Sydney, in a parody of Oxford's original, mischievously corrects some of Oxford's shortcomings (the word 'thou' gives his game away - he's talking directly to Oxford and not in a nice way)
"Wert thou a King yet not command content,
Since empire none thy mind could yet suffice,"
Note how what takes Oxford nearly three lines, Sydney betters in just three words "since empire none". By omitting verbs and prepositions, Sydney creates a poetic phrase with a live connection back to the word 'King'. Sydney's linked expressions manage to suggest poverty, abandonment and isolation with just two parenthetic monosyllables around the word "empire". The technique of concatenating or juxtaposing thoughts and heightening them with predicated snippets of lyrical compression is entirely absent in Oxford's work. It's outside the range of his limited technical expertise.
Now let's have a look at how the champ does it in Henry VI ii, an early play whose moments of lyrical perfection inspired jealousy in more than one of his contemporaries. Will could even have spotted the poetic contretemps between Oxford and Sydney and may be giving the pair of them a lesson.
"Was ever king that joy'd an earthly throne.
And could command no more content than I?"
'Was ever king' is a shockingly bad bit of grammar but when allied to Will's next exercise in lyrical compression, we can see that Will is bending grammar to his purpose. It produces a memorable line with a throbbing internal vitality, much stronger than Sydney's and, of course, as far from Oxford'a work as it is possible to travel whilst remaining within the spectrum of what can be called poetry.
Although "joy'd" looks like an abbreviation of "enjoy'd", Will has instead cunninlngly taken its root, the strong noun, "joy", and turned it into a transitive verb. The dexterity of the trick gives the two lines a shimmering beauty that is in a completely different class to the pedestrian Oxford and the sarcastically didactic Sydney. Having roomed with Huguenots, Will would been aware of the the the identical French construction and its orgasmic sexual connotations. It's yet another flourish increasing the density of Will's poetical payload.
It is essential to remind oneself that Will's two lines were not written for publication in an anthology of verse. They are simply two lines of dialogue intended to be spoken by an actor. They are written early in his career, in a play that is hardly ever performed. Yet just these two lines have a distinctive quality which explains exactly why analysis can fairly aim to discriminate between Will's work, especially his mature work, and that of any other dramatist of the time.
Mixing him up with Fletcher and Middleton is excusable. They are not far out of his average class on their good days. Work now being undertaken all over the academic communitry will soon have their contributions separated again.
Oxford, however, comes nowhere near. The overlap of interests of which Oxfordians try to make so much is actually so small that even they find it difficult to locate areas of linguistic comparison. Will may talk of falconry but there are more mentions of the poacher's underhand practice of 'liming'—trapping birds on boughs with sticky deposits. This explains why Oxfordians have spent so much more time on the quest for biographical similarities.

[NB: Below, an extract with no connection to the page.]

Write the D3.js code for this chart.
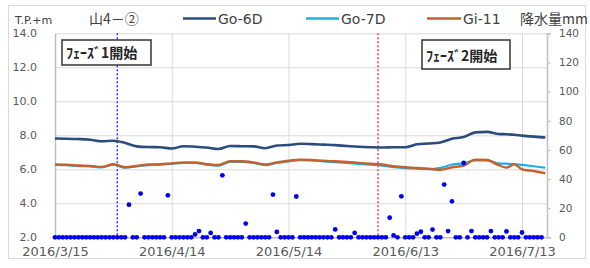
<!DOCTYPE html>
<html><head><meta charset="utf-8">
<script src="https://cdn.jsdelivr.net/npm/d3@7"></script>
<style>html,body{margin:0;padding:0;background:#fff;}svg{display:block;}</style>
</head><body>
<svg id="c" width="590" height="268"></svg>
<script>
// ---------- data ----------
const startDate = "2016/3/15";
const endDate = "2016/7/19 10:00";
const xTickLabels = ["2016/3/15","2016/4/14","2016/5/14","2016/6/13","2016/7/13"];
const leftTicks = [2,4,6,8,10,12,14];
const rightTicks = [0,20,40,60,80,100,120,140];
const seriesNames = ["Go-6D","Go-7D","Gi-11"];
const lineDays = [0,3,6,9,12,15,18,21,24,27,30,33,36,39,42,45,48,51,54,57,60,63,66,69,72,75,78,81,84,87,90,93,96,99,102,105,108,111,114,116,118,120,123,126];
const go6d = [7.81,7.80,7.78,7.74,7.65,7.68,7.55,7.35,7.31,7.30,7.22,7.36,7.33,7.28,7.19,7.37,7.36,7.35,7.24,7.40,7.43,7.50,7.48,7.45,7.42,7.37,7.33,7.30,7.28,7.30,7.30,7.47,7.52,7.58,7.80,7.90,8.17,8.20,8.08,8.06,8.03,7.98,7.92,7.87];
const go7d = [6.26,6.24,6.19,6.17,6.11,6.27,6.09,6.17,6.25,6.27,6.32,6.37,6.37,6.27,6.22,6.44,6.44,6.37,6.25,6.37,6.47,6.54,6.52,6.46,6.42,6.37,6.32,6.27,6.22,6.13,6.07,6.04,6.01,6.08,6.28,6.35,6.52,6.52,6.35,6.33,6.31,6.26,6.18,6.09];
const gi11 = [6.29,6.27,6.22,6.20,6.14,6.30,6.12,6.20,6.28,6.30,6.35,6.40,6.40,6.30,6.25,6.47,6.47,6.40,6.28,6.40,6.50,6.57,6.55,6.50,6.47,6.43,6.38,6.33,6.28,6.18,6.12,6.08,6.03,5.97,6.12,6.22,6.57,6.55,6.24,6.10,6.29,6.00,5.90,5.76];
// daily rainfall (mm), from 2016/3/15
const rain = [
 0,0,0,0,0,0,0,0,0,0,
 0,0,0,0,0,0,0,0,0,22.4,
 0,0,30,0,0,0,0,0,0,28.8,
 0,0,0,0,0,0,2,4.3,0,0,
 3,0,0,42.5,0,0,0,0,0,9.4,
 0,0,0,0,0,0,29.3,3.7,0,0,
 0,0,28,0,0,0,0,0,0,0,
 0,0,5.4,0,0,0,0,3,0,0,
 0,0,0,0,0,0,13.5,1.3,0,28.1,
 0,0,0,2.5,3.8,0,0,5.3,0,0,
 36.2,4.3,24.7,0,0,51,0,4.3,0,0,
 0,0,4.3,0,0,0,4,0,0,0,
 3.3,0,0,0,0,0];
const phaseDates = ["2016/3/31","2016/6/6"];
const phaseLabels = ["ﾌｪｰｽﾞ1開始","ﾌｪｰｽﾞ2開始"];
const chartTitle = "山4－②";
const leftUnit = "T.P.+m";
const rightUnit = "降水量mm";

// ---------- helpers ----------
const parse = s => {
  const [dp, tp] = s.split(" ");
  const [y,m,d] = dp.split("/").map(Number);
  const h = tp ? Number(tp.split(":")[0]) : 0;
  return new Date(Date.UTC(y, m-1, d, h));
};
const t0 = parse(startDate);
const dayDate = n => d3.utcDay.offset(t0, n);

const svg = d3.select("#c");
const L = 55, R = 547, T = 33.3, B = 237.3;
const font = "'DejaVu Sans', sans-serif";
const cjk = "'Noto Sans CJK JP', 'DejaVu Sans', sans-serif";

const x = d3.scaleUtc().domain([t0, parse(endDate)]).range([L, R]);
const y = d3.scaleLinear().domain([2, 14]).range([B, T]);
const y2 = d3.scaleLinear().domain([0, 140]).range([B, T]);

// outer border
svg.append("rect").attr("x",8.5).attr("y",5.5).attr("width",577).attr("height",253)
  .attr("fill","none").attr("stroke","#d9d9d9").attr("stroke-width",1);

// gridlines
svg.append("g").attr("transform",`translate(${L},0)`)
  .call(d3.axisLeft(y).tickValues(leftTicks.slice(1)).tickSize(-(R-L)).tickFormat(""))
  .call(g=>g.select(".domain").remove())
  .call(g=>g.selectAll("line").attr("stroke","#d9d9d9"));
svg.append("g").attr("transform",`translate(0,${T})`)
  .call(d3.axisBottom(x).tickValues(xTickLabels.slice(1).map(parse)).tickSize(B-T).tickFormat(""))
  .call(g=>g.select(".domain").remove())
  .call(g=>g.selectAll("line").attr("stroke","#d9d9d9"));

// axes
const gL = svg.append("g").attr("transform",`translate(${L},0)`)
  .call(d3.axisLeft(y).tickValues(leftTicks).tickSize(0).tickPadding(18).tickFormat(d3.format(".1f")));
gL.select(".domain").attr("stroke","#bfbfbf").attr("stroke-width",1.5);
gL.selectAll("text").attr("font-family",font).attr("font-size","11px").attr("fill","#595959");

const gR = svg.append("g").attr("transform",`translate(${R},0)`)
  .call(d3.axisRight(y2).tickValues(rightTicks).tickSize(4).tickPadding(8));
gR.select(".domain").attr("stroke","#bfbfbf").attr("stroke-width",1.5);
gR.selectAll("line").attr("stroke","#bfbfbf");
gR.selectAll("text").attr("font-family",font).attr("font-size","10.5px").attr("fill","#595959");

const gB = svg.append("g").attr("transform",`translate(0,${B})`)
  .call(d3.axisBottom(x).tickValues(xTickLabels.map(parse)).tickSize(0).tickPadding(9)
    .tickFormat((d,i)=>xTickLabels[i]));
gB.select(".domain").attr("stroke","#bfbfbf").attr("stroke-width",1.5);
gB.selectAll("text").attr("font-family",font).attr("font-size","13px").attr("fill","#595959");

// phase lines
const phaseColors = ["#2a2aff","#e8383a"];
phaseDates.forEach((d,i)=>{
  svg.append("line").attr("x1",x(parse(d))).attr("x2",x(parse(d))).attr("y1",T).attr("y2",B)
    .attr("stroke",phaseColors[i]).attr("stroke-width",1.4).attr("stroke-dasharray","2,2");
});

// lines
const colors = {"Go-6D":"#2b4c7e","Go-7D":"#1eaee8","Gi-11":"#c6612a"};
const widths = {"Go-6D":2.6,"Go-7D":2.2,"Gi-11":2.4};
const seriesData = {"Go-6D":go6d,"Go-7D":go7d,"Gi-11":gi11};
const line = d3.line().x(d=>x(dayDate(d[0]))).y(d=>y(d[1])).curve(d3.curveMonotoneX);
["Go-7D","Gi-11","Go-6D"].forEach(name=>{
  const pts = lineDays.map((dd,i)=>[dd, seriesData[name][i]]);
  svg.append("path").datum(pts).attr("d",line).attr("fill","none")
    .attr("stroke",colors[name]).attr("stroke-width",widths[name]).attr("stroke-linejoin","round");
});

// rainfall dots
svg.append("g").selectAll("circle").data(rain).join("circle")
  .attr("cx",(d,i)=>x(dayDate(i))).attr("cy",d=>y2(d)).attr("r",2.4).attr("fill","#0000f0");

// phase boxes
const boxes = [{x:62,y:40,w:89,h:25,tx:66,ty:58},{x:422,y:40,w:88,h:29,tx:426,ty:61}];
boxes.forEach((b,i)=>{
  svg.append("rect").attr("x",b.x).attr("y",b.y).attr("width",b.w).attr("height",b.h)
    .attr("fill","#fff").attr("stroke","#404040").attr("stroke-width",1.6);
  svg.append("text").attr("x",b.tx).attr("y",b.ty).text(phaseLabels[i])
    .attr("font-family",cjk).attr("font-size","14px").attr("font-weight","bold").attr("fill","#262626");
});

// title, units
svg.append("text").attr("x",89).attr("y",24).text(chartTitle)
  .attr("font-family",cjk).attr("font-size","14px").attr("fill","#404040");
svg.append("text").attr("x",15).attr("y",24).text(leftUnit)
  .attr("font-family",font).attr("font-size","11px").attr("fill","#404040");
svg.append("text").attr("x",520).attr("y",24).text(rightUnit)
  .attr("font-family",cjk).attr("font-size","14px").attr("fill","#404040");

// legend
const legendPos = [{x1:183,x2:216,tx:218},{x1:306,x2:339,tx:341},{x1:427,x2:461,tx:463}];
seriesNames.forEach((n,i)=>{
  const p = legendPos[i];
  svg.append("line").attr("x1",p.x1).attr("x2",p.x2).attr("y1",18.5).attr("y2",18.5)
    .attr("stroke",colors[n]).attr("stroke-width",2.6);
  svg.append("text").attr("x",p.tx).attr("y",24).text(n)
    .attr("font-family",font).attr("font-size","14px").attr("fill","#404040");
});
</script>
</body></html>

It's all wasted effort. The fact is that elementary practical criticism is enough to dismiss Oxford's claims.
Now I know what you're thinking. You can't dismiss a poet on the basis of three lines of his work. Yet there are people who have an even lower opinion of Oxford's work than my own. I'd probably draw more attention to them if they weren't so enviably funny. If you can find better work by Oxford, jump into the comments section with it. Meanwhile, here's Oxford in his sunniest mood.
I went abroad to take the air,
And in the meads I met a knight,
Clad in carnation colour fair;
I did salute this gentle wight:
Of him I did his name inquire,
He sighed and said it was Desire.
Yes, it's writing. Yes it looks like poetry.
But not like Elizabethan dialogue.
And nothing at all like Shakespeare.